Wednesday, October 29, 2008

The state of Applets - Java SE 6 Update 10

I've had my hopes up high since Sun promised to leverage Java Applets. Java SE 6 update 10, "Consumer Edition" was recently released. I dusted off the would-be-could-be shelf and took Applets for a spin ten years later to see if it delivers.

Competing framework Flash delivers what Java developers should have been able to do 10 years ago. But I've invested too much know-how in Java and Swing. So, what are my expectations?

  • Package as java app as .jnlp/webstart/desktop for distribution. All artifacts available from your repository on the internet with zero instructions or forms to fill to install

  • Applets are the first presentation of your app to your customers, integrated in a web page. Navigation around your applet is done in context of the site. No dialogs to ask you if you want to "trust the issuer" or "download flash"

  • When the user is comfertable with your app, they either choose to drag your app onto their desktop or download the .jnlp, and they have a shortcut to your app, and seldom visit your site

  • Upgrades are seamlessly upgraded without the user having to change his .jnlp file

Code Example

My experience anno October 28. 2008

Well... Obviously, OS X/Mac hasn't released the new version, and it won't be available until Steve says so. Pre-Java6u10 applets still "work" as before.

Next Round, Windows in Parallels. The version of Opera I had running obviously was using an older version of Java, so no automagic happening there. But mosing over to the test page with explorer rendered the new applets. The examples weren't sexy, and having 6 demo apps on one page made it all sluggish, but at least it worked.

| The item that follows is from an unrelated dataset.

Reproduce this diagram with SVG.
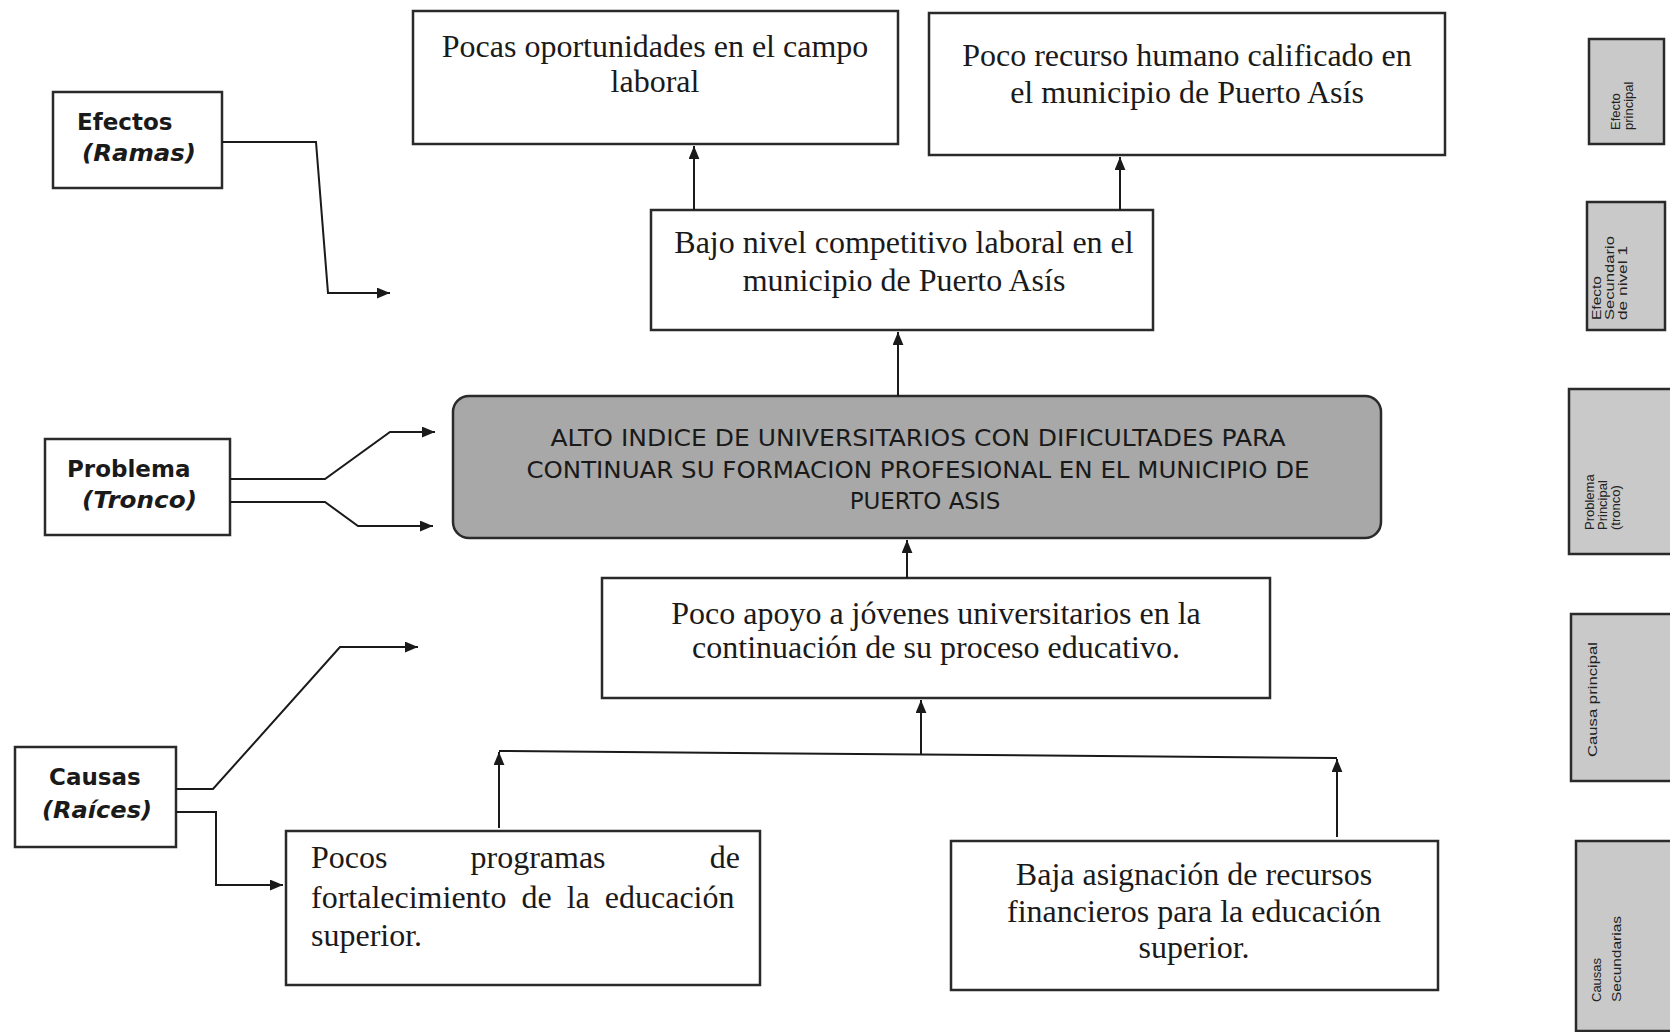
<svg xmlns="http://www.w3.org/2000/svg" width="1670" height="1032" viewBox="0 0 1670 1032">
<defs>
<marker id="ah" viewBox="0 0 12 10" markerUnits="userSpaceOnUse" markerWidth="13" markerHeight="11" refX="12" refY="5" orient="auto">
<path d="M0,0 L12,5 L0,10 z" fill="#1a1a1a"/>
</marker>
<style>
.box{fill:#ffffff;stroke:#2a2a2a;stroke-width:2.5}
.main{fill:#a8a8a8;stroke:#2a2a2a;stroke-width:2.5}
.leg{fill:#c9c9c9;stroke:#2a2a2a;stroke-width:2.5}
.serif{font-family:"Liberation Serif","Times New Roman",serif;font-size:32px;fill:#1a1a1a}
.mid{text-anchor:middle}
.cap{font-family:"DejaVu Sans",Verdana,sans-serif;font-size:23px;fill:#1a1a1a;text-anchor:middle}
.lab{font-family:"DejaVu Sans",Verdana,sans-serif;font-size:23px;font-weight:bold;fill:#1a1a1a}
.labi{font-style:italic}
.legt{font-family:"Liberation Sans",Arial,sans-serif;font-size:13px;fill:#222}
.conn path{fill:none;stroke:#1a1a1a;stroke-width:2}
</style>
</defs>
<rect width="1670" height="1032" fill="#ffffff"/>

<g id="efectos-label">
<rect class="box" x="53" y="92" width="169" height="96"/>
<text class="lab" x="77" y="130">Efectos</text>
<text class="lab labi" x="82" y="161" textLength="114" lengthAdjust="spacingAndGlyphs">(Ramas)</text>
</g>
<g id="problema-label">
<rect class="box" x="45" y="439" width="185" height="96"/>
<text class="lab" x="67" y="477">Problema</text>
<text class="lab labi" x="82" y="508" textLength="115" lengthAdjust="spacingAndGlyphs">(Tronco)</text>
</g>
<g id="causas-label">
<rect class="box" x="15" y="747" width="161" height="100"/>
<text class="lab" x="49" y="785">Causas</text>
<text class="lab labi" x="42" y="818" textLength="110" lengthAdjust="spacingAndGlyphs">(Raíces)</text>
</g>

<g id="efecto-1">
<rect class="box" x="413" y="11" width="485" height="133"/>
<text class="serif mid" x="655" y="57">Pocas oportunidades en el campo</text>
<text class="serif mid" x="655" y="92">laboral</text>
</g>
<g id="efecto-2">
<rect class="box" x="929" y="13" width="516" height="142"/>
<text class="serif mid" x="1187" y="66">Poco recurso humano calificado en</text>
<text class="serif mid" x="1187" y="103">el municipio de Puerto Asís</text>
</g>
<g id="efecto-secundario">
<rect class="box" x="651" y="210" width="502" height="120"/>
<text class="serif mid" x="904" y="253">Bajo nivel competitivo laboral en el</text>
<text class="serif mid" x="904" y="291">municipio de Puerto Asís</text>
</g>
<g id="problema-principal">
<rect class="main" x="453" y="396" width="928" height="142" rx="16" ry="16"/>
<text class="cap" x="918" y="446" textLength="735" lengthAdjust="spacingAndGlyphs">ALTO INDICE DE UNIVERSITARIOS CON DIFICULTADES PARA</text>
<text class="cap" x="918" y="478" textLength="783" lengthAdjust="spacingAndGlyphs">CONTINUAR SU FORMACION PROFESIONAL EN EL MUNICIPIO DE</text>
<text class="cap" x="925" y="509">PUERTO ASIS</text>
</g>
<g id="causa-principal">
<rect class="box" x="602" y="578" width="668" height="120"/>
<text class="serif mid" x="936" y="624">Poco apoyo a jóvenes universitarios en la</text>
<text class="serif mid" x="936" y="658">continuación de su proceso educativo.</text>
</g>
<g id="causa-1">
<rect class="box" x="286" y="831" width="474" height="154"/>
<text class="serif" x="311" y="868">Pocos</text>
<text class="serif mid" x="538" y="868">programas</text>
<text class="serif" x="740" y="868" text-anchor="end">de</text>
<text class="serif" x="311" y="908" word-spacing="7">fortalecimiento de la educación</text>
<text class="serif" x="311" y="946">superior.</text>
</g>
<g id="causa-2">
<rect class="box" x="951" y="841" width="487" height="149"/>
<text class="serif mid" x="1194" y="885">Baja asignación de recursos</text>
<text class="serif mid" x="1194" y="922">financieros para la educación</text>
<text class="serif mid" x="1194" y="958">superior.</text>
</g>

<g id="leg-efecto-principal">
<rect class="leg" x="1589" y="39" width="75" height="105"/>
<text class="legt" transform="translate(1620 130) rotate(-90)">Efecto</text>
<text class="legt" transform="translate(1633 130) rotate(-90)">principal</text>
</g>
<g id="leg-efecto-secundario">
<rect class="leg" x="1587" y="202" width="78" height="128"/>
<text class="legt" transform="translate(1601 320) rotate(-90)" textLength="44" lengthAdjust="spacingAndGlyphs">Efecto</text>
<text class="legt" transform="translate(1614 320) rotate(-90)" textLength="84" lengthAdjust="spacingAndGlyphs">Secundario</text>
<text class="legt" transform="translate(1627 320) rotate(-90)" textLength="74" lengthAdjust="spacingAndGlyphs">de nivel 1</text>
</g>
<g id="leg-problema">
<rect class="leg" x="1569" y="389" width="104" height="165"/>
<text class="legt" transform="translate(1594 530) rotate(-90)">Problema</text>
<text class="legt" transform="translate(1607 530) rotate(-90)">Principal</text>
<text class="legt" transform="translate(1620 530) rotate(-90)">(tronco)</text>
</g>
<g id="leg-causa-principal">
<rect class="leg" x="1571" y="614" width="102" height="167"/>
<text class="legt" transform="translate(1597 757) rotate(-90)" textLength="115" lengthAdjust="spacingAndGlyphs">Causa principal</text>
</g>
<g id="leg-causas-secundarias">
<rect class="leg" x="1576" y="841" width="97" height="190"/>
<text class="legt" transform="translate(1601 1002) rotate(-90)">Causas</text>
<text class="legt" transform="translate(1621 1002) rotate(-90)" textLength="86" lengthAdjust="spacingAndGlyphs">Secundarias</text>
</g>

<g id="connectors" class="conn">
<path d="M222,142 H316 L328,293 H390" marker-end="url(#ah)"/>
<path d="M230,479 H325 L390,432 H435" marker-end="url(#ah)"/>
<path d="M230,502 H325 L358,526 H433" marker-end="url(#ah)"/>
<path d="M176,789 H213 L340,647 H418" marker-end="url(#ah)"/>
<path d="M176,812 H216 V885 H283" marker-end="url(#ah)"/>
<path d="M694,210 V146" marker-end="url(#ah)"/>
<path d="M1120,210 V157" marker-end="url(#ah)"/>
<path d="M898,396 V332" marker-end="url(#ah)"/>
<path d="M907,578 V540" marker-end="url(#ah)"/>
<path d="M921,754 V700" marker-end="url(#ah)"/>
<path d="M499,751 L1337,758"/>
<path d="M499,828 V752" marker-end="url(#ah)"/>
<path d="M1337,837 V759" marker-end="url(#ah)"/>
</g>
</svg>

Those 10 years weren't spent maturing Applet technology, and the promises of a Flash killer linger in the horizon. You need to be sure that your app will run on >80% of the web browsers before you do any heavy investing. The good part is that you can still package your app as webstart, and adding the applet to your web page requires little code!



1 comment:

  1. Sorry, but I'm not using applets or javascript regularly, and can't help you on the problem of remote-controlling applets. If there's a difference in how Java6u10 behaves, it could be that the API has changed either because of security, JavaFX or the possibility that applets can be "dragged" out of the browser onto the desktop. But this is a wild guess on my part.